This year we are celebrating 20 years since dapaanz called for members at Cutting Edge 2002. We are super proud of how far we have come in those 20 years, of the breadth and diversity of our membership and the services they offer around the country.
For this year’s Cutting Edge, we prepared some snapshots of our membership to share with attendees. We share these below.
Since 2002, dapaanz has guided and supported the continued professionalisation and development of the addiction workforce, so that today tāngata whai ora (people living with addiction challenges) have a wide range of options available to them from a diverse addiction workforce working in a range of settings.
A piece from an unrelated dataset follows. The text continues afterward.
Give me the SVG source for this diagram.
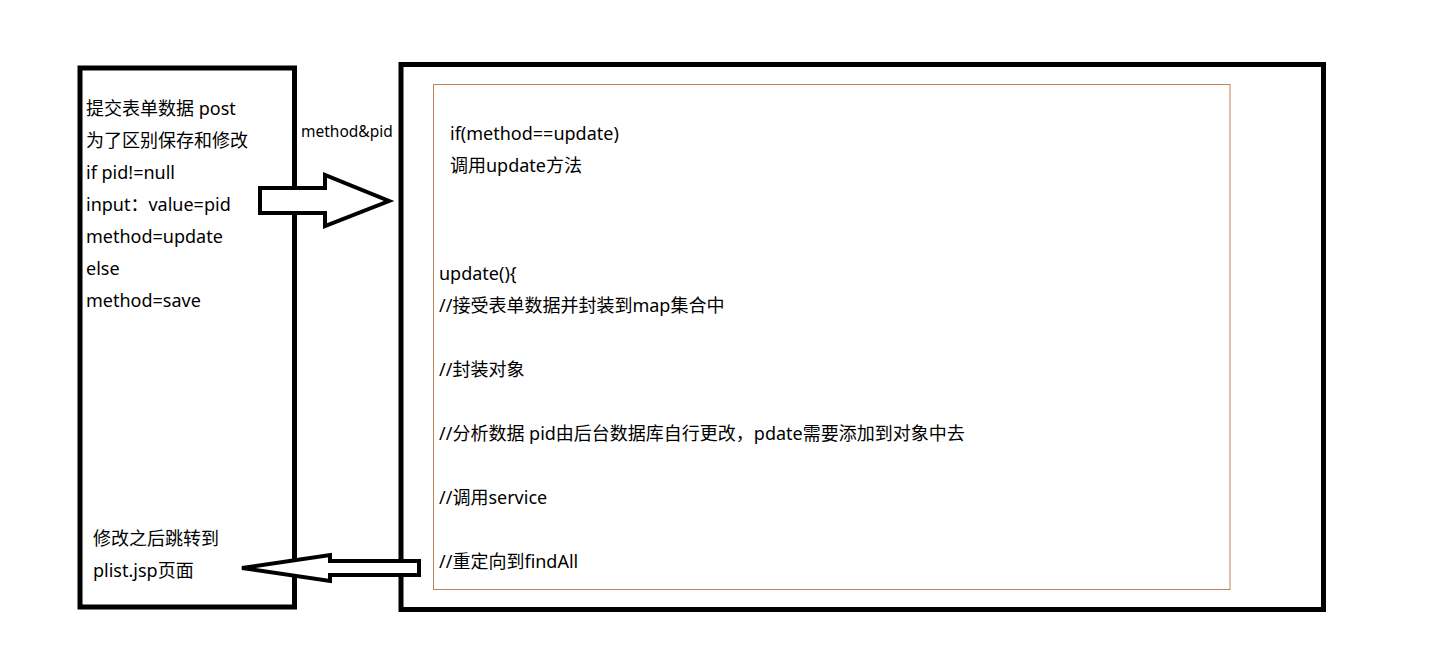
<svg xmlns="http://www.w3.org/2000/svg" width="1437" height="660" viewBox="0 0 1437 660">
<style>
.box{fill:none;stroke:#000;stroke-width:5}
.inner{fill:none;stroke:#c0825a;stroke-width:1}
.arrow{fill:#fff;stroke:#000;stroke-width:4;stroke-linejoin:miter}
text{font-family:"Noto Sans","Noto Sans CJK SC",sans-serif;font-size:18px;fill:#000}
.small{font-size:15.5px}
</style>
<rect width="1437" height="660" fill="#fff"/>
<g id="left-box">
<rect class="box" x="80" y="68" width="214.5" height="539"/>
<text x="86" y="115">提交表单数据 post</text>
<text x="86" y="147">为了区别保存和修改</text>
<text x="86" y="179">if pid!=null</text>
<text x="86" y="211">input：value=pid</text>
<text x="86" y="243">method=update</text>
<text x="86" y="275">else</text>
<text x="86" y="307">method=save</text>
<text x="93" y="545">修改之后跳转到</text>
<text x="93" y="577">plist.jsp页面</text>
</g>
<g id="right-box">
<rect class="box" x="401" y="64.5" width="922.5" height="545"/>
<rect class="inner" x="433.5" y="84.5" width="796.5" height="505"/>
<text x="450" y="140">if(method==update)</text>
<text x="450" y="172">调用update方法</text>
<text x="439" y="280">update(){</text>
<text x="439" y="312">//接受表单数据并封装到map集合中</text>
<text x="439" y="376">//封装对象</text>
<text x="439" y="440">//分析数据 pid由后台数据库自行更改，pdate需要添加到对象中去</text>
<text x="439" y="504">//调用service</text>
<text x="439" y="568">//重定向到findAll</text>
</g>
<g id="connectors">
<path class="arrow" d="M260,188 L325,188 L325,175 L389,201 L325,226 L325,213 L260,213 Z"/>
<text class="small" x="301" y="137">method&amp;pid</text>
<path class="arrow" d="M419,561 L330,561 L330,555 L242,568 L330,581 L330,575 L419,575 Z"/>
</g>
</svg>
The development of clinical, cultural and lived experience roles and skills, as well as harm reduction and prevention options, has broadened the range of services offered, as well as the population the workforce now serves. This, in turn, has destigmatised receiving support from and working within the addiction sector.
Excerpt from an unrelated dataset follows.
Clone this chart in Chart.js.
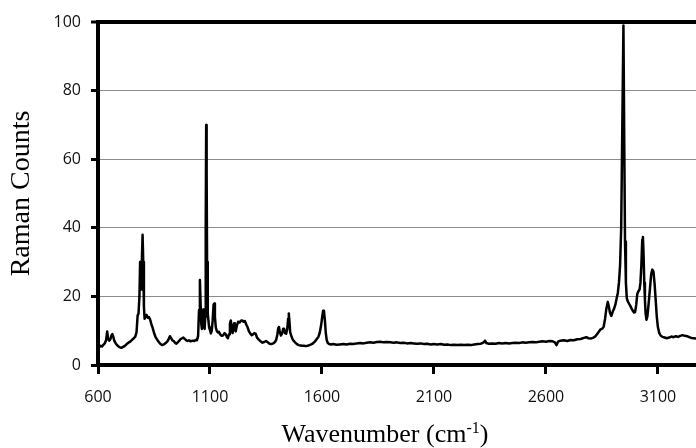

Our ‘support-as-usual’ has grown in breadth and depth since 2002 – moving well beyond a mainly medicalised approach to encompass a wide variety of models, approaches and interventions with a strong psychosocial foundation.
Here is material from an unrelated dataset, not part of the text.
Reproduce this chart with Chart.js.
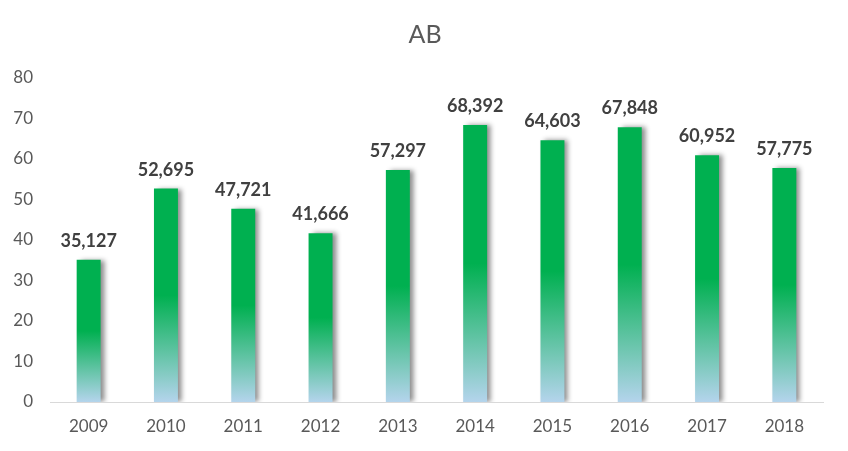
<!DOCTYPE html>
<html>
<head>
<meta charset="utf-8">
<script src="https://cdn.jsdelivr.net/npm/chart.js@4/dist/chart.umd.min.js"></script>
<style>
  html, body { margin: 0; padding: 0; background: #fff; }
  #wrap { width: 848px; height: 451px; }
</style>
</head>
<body>
<div id="wrap"><canvas id="chart" width="848" height="451"></canvas></div>
<script>
const years = ['2009', '2010', '2011', '2012', '2013', '2014', '2015', '2016', '2017', '2018'];
const values = [35.127, 52.695, 47.721, 41.666, 57.297, 68.392, 64.603, 67.848, 60.952, 57.775];
const yTicks = [0, 10, 20, 30, 40, 50, 60, 70, 80];

const FONT = 'Lato, "Open Sans", sans-serif';
const GREEN = '#00b050';
const LIGHT = '#b4d4ec';

function fmt(v) {
  return v.toFixed(3).replace('.', ',');
}

// green on top half of each bar, fading to light blue at its base
function barFill(ctx) {
  const chart = ctx.chart;
  const y = chart.scales.y;
  if (!y || ctx.dataIndex === undefined) return GREEN;
  const top = y.getPixelForValue(values[ctx.dataIndex]);
  const base = y.getPixelForValue(0);
  if (!isFinite(top) || !isFinite(base) || top === base) return GREEN;
  const g = chart.ctx.createLinearGradient(0, top, 0, base);
  g.addColorStop(0, GREEN);
  g.addColorStop(0.5, GREEN);
  g.addColorStop(1, LIGHT);
  return g;
}

const shadowPlugin = {
  id: 'barShadow',
  beforeDatasetsDraw(chart) {
    const c = chart.ctx;
    c.save();
    c.shadowColor = 'rgba(0,0,0,0.45)';
    c.shadowBlur = 5;
    c.shadowOffsetX = 4;
    c.shadowOffsetY = 0;
  },
  afterDatasetsDraw(chart) {
    chart.ctx.restore();
  }
};

const labelPlugin = {
  id: 'labels',
  afterDraw(chart) {
    const c = chart.ctx;
    c.save();
    // title
    c.fillStyle = '#595959';
    c.font = '25px ' + FONT;
    c.textAlign = 'center';
    c.textBaseline = 'middle';
    c.fillText('AB', 425, 35);
    // value labels
    c.fillStyle = '#404040';
    c.font = 'bold 18px ' + FONT;
    c.textBaseline = 'alphabetic';
    chart.getDatasetMeta(0).data.forEach((bar, i) => {
      c.fillText(fmt(values[i]), bar.x, bar.y - 13);
    });
    c.restore();
  }
};

const chart = new Chart(document.getElementById('chart'), {
  type: 'bar',
  data: {
    labels: years,
    datasets: [{
      data: values,
      backgroundColor: barFill,
      categoryPercentage: 1,
      barPercentage: 0.31,
    }],
  },
  options: {
    responsive: false,
    animation: false,
    layout: { padding: { top: 78, right: 25, bottom: 0, left: 0 } },
    plugins: {
      legend: { display: false },
      tooltip: { enabled: false },
    },
    scales: {
      x: {
        grid: { display: false },
        border: { display: true, color: '#d9d9d9', width: 1 },
        ticks: { color: '#595959', font: { family: FONT, size: 17 }, padding: 6 },
        afterFit(s) { s.height = 49; },
      },
      y: {
        min: 0,
        max: 80,
        afterBuildTicks(s) { s.ticks = yTicks.map(v => ({ value: v })); },
        grid: { display: false },
        border: { display: false },
        ticks: { color: '#595959', font: { family: FONT, size: 17 }, padding: 9 },
        afterFit(s) { s.width = 50; },
      },
    },
  },
  plugins: [shadowPlugin, labelPlugin],
});
// redraw once scales are laid out so the gradients get real pixel bounds
chart.update('none');
</script>
</body>
</html>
Since 2017, dapaanz registered practitioners are gazetted to provide services under the SACAT and Land Transport Acts – ensuring HPCA equivalency for dapaanz-registered practitioners.
Today, there are almost 900 registered addiction practitioners across the country and more than 200 provisional practitioners.
In the diagram on the right, we can see the number of addiction practitioners per 100,000 population by region.
The population cartogram on the far right is a value-by-area map (areas with higher values increase in size and areas with lower values decrease). Here, the size of each region is proportionate to its census 2018 population. The dapaanz practitioner rate per
100,000 population is represented using colour, with the darkest green being the highest rate and the pinkest colour being the lowest.
For example, the visualisation shows that the practitioner rate in the most populous region (Auckland; 23.0) is just below the national
rate (23.8), while the lowest rate (Tasman; 1.9) impacts a relatively small population.